Plato percaya bahwa cinta melampaui jenis kelamin dan hasrat fisik. Dalam dialognya, salah satu tamu, Phaedrus, mengatakan bahwa cinta adalah Tuhan tertua dan motivator nomor satu bagi manusia untuk menjadi lebih baik.
Pausanias, tamu lainnya, menimpali ucapan Phaedrus dengan mendiskusikan perbedaan antara “Cinta Biasa” dan “Cinta Srugawi”. Cinta Biasa mengacu pada hasrat fisik atau nafsu. Sedangkan Cinta Surgawi yang mengacu pada cinta antara seorang pria yang lebih tua dan seorang anak laki-laki.
Bagi Pausanias, ketika seorang anak laki-laki melakukan hubungan seksual dengan seorang pria yang lebih tua, ia akan mendapatkan pengetahuan, kebijaksanaan, dan kebajikan.
Agaknya, hal ini sulit untuk didengar saat ini. Cinta Surgawi ini tampaknya lebih menunjukkan pedofilia. Namun, Zoe menjelaskan, ini bukanlah praktik yang tidak biasa di Yunani kuno.
“Biasanya, anak laki-laki muda ditugaskan dengan mentor laki-laki yang lebih tua yang mengajarkan mereka berbagai hal, termasuk seks,” terang Zoe.
Tamu lain di Simposium Plato, seorang dokter bernama Eryximachus, menyatakan bahwa cinta itu luas. Menurutnya, orang dapat menemukan cinta melalui seni, musik, lagu, dan bahkan kedokteran (keahliannya).
Penulis drama komik terkenal, Aristophanes, juga turut buka suara. Ia menjelaskan cinta melalui mitos yang sangat populer di masa itu.
Aristophanes berkisah, pada awalnya manusia memiliki empat lengan dan kaki. Zeus, yang marah pada mereka karena suatu alasan, memotong manusia menjadi dua. Sejak saat itu, setiap manusia merindukan bagian tubuh mereka yang hilang (secara harfiah dan kiasan).
Tidak jelas apakah Plato tidak setuju dengan Phaedrus atau Eryximachus. Namun, Plato, melalui ucapan Socrates, menegaskan bahwa cinta bukanlah tuhan, melainkan sebuah spirit yang dimiliki oleh manusia dan calon kekasih atau pasangannya.
Cinta adalah sesuatu yang lebih besar dari diri kita semua dan kita harus berusaha untuk merasakan spirit itu dengan manusia lain.

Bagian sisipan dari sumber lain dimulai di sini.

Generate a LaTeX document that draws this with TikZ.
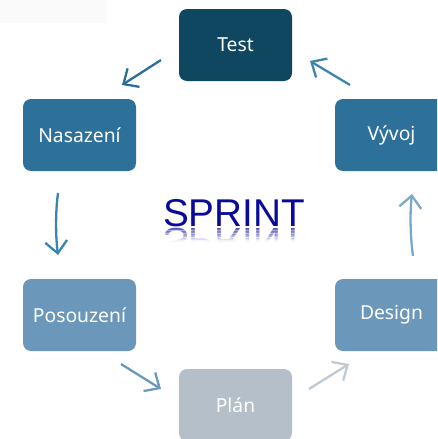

Di sela-sela diskusi, ada adegan lucu di mana seorang tamu, Alcibiades, menjadi terlalu mabuk dan mencoba merayu Socrates. Namun Socrates tidak percaya pada hasrat fisik dan segera menolaknya sebelum situasi menjadi tidak terkendali.
“Simposium Plato adalah satu-satunya referensi sastra tentang simposium yang dapat dipelajari oleh para cendekiawan dan sejarawan,” jelas Zoe. “Plato memberi kita gambaran yang luar biasa tentang suasana pesta yang mewah dan intelektual ini.”